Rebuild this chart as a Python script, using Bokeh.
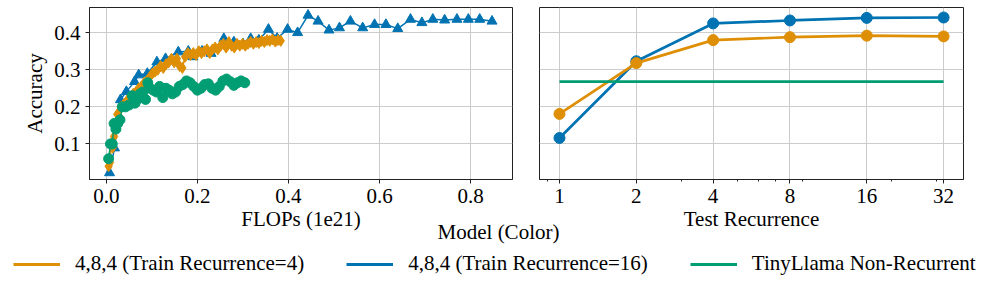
from bokeh.plotting import figure
from bokeh.models import Range1d, FixedTicker, PrintfTickFormatter, Legend, LegendItem, Label
from bokeh.layouts import row, column
from bokeh.embed import file_html
from bokeh.resources import INLINE

BLUE = "#0173B2"
ORANGE = "#DE8F05"
GREEN = "#029E73"
FONT = "Liberation Serif"
FS = "21px"

# ---------------- data: left panel (accuracy vs FLOPs, 1e21) ----------------
flops_r16 = [0.007, 0.018, 0.031, 0.044, 0.062, 0.071, 0.090, 0.111, 0.130, 0.158,
             0.180, 0.190, 0.210, 0.230, 0.258, 0.280, 0.300, 0.317, 0.335, 0.356,
             0.375, 0.398, 0.420, 0.443, 0.465, 0.489, 0.512, 0.536, 0.563, 0.589,
             0.614, 0.640, 0.668, 0.693, 0.717, 0.743, 0.770, 0.795, 0.820, 0.847]
acc_r16 = [0.022, 0.089, 0.219, 0.241, 0.268, 0.286, 0.290, 0.321, 0.330, 0.348,
           0.350, 0.335, 0.350, 0.344, 0.384, 0.375, 0.370, 0.384, 0.380, 0.409,
           0.385, 0.409, 0.400, 0.447, 0.431, 0.407, 0.413, 0.431, 0.413, 0.422,
           0.422, 0.411, 0.436, 0.427, 0.436, 0.434, 0.436, 0.436, 0.436, 0.431]

flops_r4 = [0.005, 0.008, 0.011, 0.014, 0.017, 0.020, 0.024, 0.028, 0.032, 0.037,
            0.042, 0.047, 0.053, 0.059, 0.065, 0.071, 0.077, 0.083, 0.089, 0.095,
            0.101, 0.107, 0.113, 0.119, 0.125, 0.131, 0.137, 0.143, 0.149, 0.155,
            0.161, 0.167, 0.173, 0.179, 0.185, 0.191, 0.197, 0.203, 0.209, 0.215,
            0.221, 0.227, 0.233, 0.239, 0.245, 0.251, 0.257, 0.263, 0.269, 0.275,
            0.281, 0.287, 0.293, 0.299, 0.305, 0.311, 0.317, 0.323, 0.329, 0.335,
            0.341, 0.347, 0.353, 0.359, 0.365, 0.371, 0.377, 0.383]
acc_r4 = [0.040, 0.050, 0.100, 0.090, 0.120, 0.140, 0.180, 0.175, 0.200, 0.205,
          0.210, 0.220, 0.225, 0.235, 0.240, 0.250, 0.255, 0.265, 0.270, 0.280,
          0.290, 0.295, 0.300, 0.310, 0.305, 0.315, 0.320, 0.330, 0.320, 0.330,
          0.310, 0.305, 0.335, 0.345, 0.340, 0.345, 0.340, 0.350, 0.345, 0.350,
          0.355, 0.345, 0.355, 0.360, 0.355, 0.365, 0.370, 0.360, 0.375, 0.365,
          0.360, 0.370, 0.365, 0.370, 0.365, 0.370, 0.375, 0.370, 0.375, 0.372,
          0.378, 0.375, 0.380, 0.378, 0.382, 0.376, 0.380, 0.378]

flops_tl = [0.005, 0.009, 0.013, 0.017, 0.021, 0.025, 0.030, 0.035, 0.042, 0.050,
            0.057, 0.063, 0.068, 0.074, 0.080, 0.086, 0.091, 0.096, 0.103, 0.110,
            0.117, 0.124, 0.131, 0.138, 0.145, 0.152, 0.160, 0.168, 0.176, 0.184,
            0.192, 0.200, 0.208, 0.216, 0.224, 0.232, 0.240, 0.248, 0.256, 0.264,
            0.272, 0.280, 0.288, 0.296, 0.304]
acc_tl = [0.060, 0.100, 0.100, 0.155, 0.140, 0.155, 0.165, 0.200, 0.200, 0.205,
          0.230, 0.210, 0.220, 0.235, 0.240, 0.220, 0.265, 0.250, 0.245, 0.240,
          0.255, 0.225, 0.250, 0.245, 0.235, 0.240, 0.255, 0.260, 0.270, 0.265,
          0.255, 0.245, 0.250, 0.260, 0.262, 0.250, 0.245, 0.255, 0.270, 0.275,
          0.268, 0.258, 0.265, 0.270, 0.265]

# ---------------- data: right panel (accuracy vs test recurrence) ----------------
test_recurrence = [1, 2, 4, 8, 16, 32]
rec_acc_r4 = [0.181, 0.318, 0.380, 0.388, 0.392, 0.390]
rec_acc_r16 = [0.116, 0.323, 0.425, 0.433, 0.440, 0.441]
rec_acc_tl = [0.268, 0.268, 0.268, 0.268, 0.268, 0.268]

x_ticks_left = [0.0, 0.2, 0.4, 0.6, 0.8]
y_ticks = [0.1, 0.2, 0.3, 0.4]
x_ticks_right = [1, 2, 4, 8, 16, 32]
x_minor_right = [0.9, 3, 5, 6, 7, 9, 20, 30]

labels = ["4,8,4 (Train Recurrence=4)", "4,8,4 (Train Recurrence=16)", "TinyLlama Non-Recurrent"]
colors = [ORANGE, BLUE, GREEN]
NAN = float("nan")


def style(p):
    p.outline_line_color = "#222222"
    p.outline_line_width = 1
    p.background_fill_color = "white"
    p.border_fill_color = "white"
    for ax in p.axis:
        ax.axis_line_color = "#222222"
        ax.major_tick_line_color = "#222222"
        ax.major_tick_out = 4
        ax.major_tick_in = 0
        ax.minor_tick_line_color = None
        ax.major_label_text_font = FONT
        ax.major_label_text_font_size = FS
        ax.major_label_text_color = "black"
        ax.axis_label_text_font = FONT
        ax.axis_label_text_font_size = FS
        ax.axis_label_text_font_style = "normal"
        ax.axis_label_text_color = "black"
        ax.major_label_standoff = 5
        ax.axis_label_standoff = 1
    for g in p.grid:
        g.grid_line_color = "#cccccc"
        g.grid_line_width = 1


FH = 172
TOP = 7
BOTTOM = 52

p1 = figure(frame_width=423, frame_height=FH, min_border_left=89, min_border_right=13,
            min_border_top=TOP, min_border_bottom=BOTTOM,
            x_range=Range1d(-0.037, 0.892), y_range=Range1d(0.004, 0.468),
            output_backend="svg", toolbar_location=None)
style(p1)
p1.xaxis.ticker = FixedTicker(ticks=x_ticks_left)
p1.yaxis.ticker = FixedTicker(ticks=y_ticks)
p1.xaxis.formatter = PrintfTickFormatter(format="%.1f")
p1.yaxis.formatter = PrintfTickFormatter(format="%.1f")
p1.xaxis.axis_label = "FLOPs (1e21)"
p1.yaxis.axis_label = "Accuracy"
p1.yaxis.axis_label_standoff = 4

p1.line(flops_r16, acc_r16, color=BLUE, line_width=1.5)
p1.scatter(flops_r16, acc_r16, marker="triangle", size=10, color=BLUE)
p1.line(flops_r4, acc_r4, color=ORANGE, line_width=1.5)
p1.scatter(flops_r4, acc_r4, marker="diamond", size=11, color=ORANGE)
p1.line(flops_tl, acc_tl, color=GREEN, line_width=1.5)
p1.scatter(flops_tl, acc_tl, marker="circle", size=10, color=GREEN)

p2 = figure(frame_width=424, frame_height=FH, min_border_left=14, min_border_right=10,
            min_border_top=TOP, min_border_bottom=BOTTOM,
            x_axis_type="log", x_range=Range1d(0.835, 38.3), y_range=p1.y_range,
            output_backend="svg", toolbar_location=None)
style(p2)
p2.xaxis.ticker = FixedTicker(ticks=x_ticks_right, minor_ticks=x_minor_right)
p2.xaxis.formatter = PrintfTickFormatter(format="%d")
p2.xaxis.minor_tick_line_color = "#222222"
p2.xaxis.minor_tick_out = 2
p2.xaxis.minor_tick_in = 0
p2.yaxis.visible = False
p2.ygrid.ticker = FixedTicker(ticks=y_ticks)
p2.xaxis.axis_label = "Test Recurrence"

p2.line(test_recurrence, rec_acc_r16, color=BLUE, line_width=2.7)
p2.scatter(test_recurrence, rec_acc_r16, marker="circle", size=11, color=BLUE)
p2.line(test_recurrence, rec_acc_r4, color=ORANGE, line_width=2.7)
p2.scatter(test_recurrence, rec_acc_r4, marker="circle", size=11, color=ORANGE)
p2.line(test_recurrence, rec_acc_tl, color=GREEN, line_width=2.7)

# ---------------- legend strip (pulled up to overlap the axis-label band) ----------------
OVERLAP = 14
LW, LH = 990, 71
pl = figure(width=LW, height=LH, min_border=0, x_range=Range1d(0, LW), y_range=Range1d(0, LH),
            x_axis_location=None, y_axis_location=None,
            output_backend="svg", toolbar_location=None)
pl.grid.visible = False
pl.outline_line_color = None
pl.background_fill_alpha = 0
pl.border_fill_alpha = 0
pl.margin = (-OVERLAP, 0, 0, 0)

items = []
for lab, col in zip(labels, colors):
    r = pl.line(x=[NAN], y=[NAN], color=col, line_width=3)
    items.append(LegendItem(label=lab, renderers=[r]))

legend = Legend(items=items, orientation="horizontal", location=(13, 14),
                glyph_width=47, glyph_height=24, label_height=24, label_standoff=15,
                spacing=42, padding=0, margin=0,
                label_text_font=FONT, label_text_font_size=FS, label_text_color="black",
                border_line_color=None, background_fill_alpha=0)
pl.add_layout(legend, "center")

pl.add_layout(Label(x=498, y=59, text="Model (Color)", text_align="center",
                    text_baseline="alphabetic", text_font=FONT, text_font_size=FS,
                    text_color="black"))

layout = column(row(p1, p2), pl)
open("out.html", "w").write(file_html(layout, INLINE))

------------------------------------------------------------------------

» **TASK PROMPT**:
Skip every picture and return the lines above from the top through the one that contains "0.436, 0.436, 0.431]".

» **FULL SOLUTION**:
Rebuild this chart as a Python script, using Bokeh.
from bokeh.plotting import figure
from bokeh.models import Range1d, FixedTicker, PrintfTickFormatter, Legend, LegendItem, Label
from bokeh.layouts import row, column
from bokeh.embed import file_html
from bokeh.resources import INLINE

BLUE = "#0173B2"
ORANGE = "#DE8F05"
GREEN = "#029E73"
FONT = "Liberation Serif"
FS = "21px"

# ---------------- data: left panel (accuracy vs FLOPs, 1e21) ----------------
flops_r16 = [0.007, 0.018, 0.031, 0.044, 0.062, 0.071, 0.090, 0.111, 0.130, 0.158,
             0.180, 0.190, 0.210, 0.230, 0.258, 0.280, 0.300, 0.317, 0.335, 0.356,
             0.375, 0.398, 0.420, 0.443, 0.465, 0.489, 0.512, 0.536, 0.563, 0.589,
             0.614, 0.640, 0.668, 0.693, 0.717, 0.743, 0.770, 0.795, 0.820, 0.847]
acc_r16 = [0.022, 0.089, 0.219, 0.241, 0.268, 0.286, 0.290, 0.321, 0.330, 0.348,
           0.350, 0.335, 0.350, 0.344, 0.384, 0.375, 0.370, 0.384, 0.380, 0.409,
           0.385, 0.409, 0.400, 0.447, 0.431, 0.407, 0.413, 0.431, 0.413, 0.422,
           0.422, 0.411, 0.436, 0.427, 0.436, 0.434, 0.436, 0.436, 0.436, 0.431]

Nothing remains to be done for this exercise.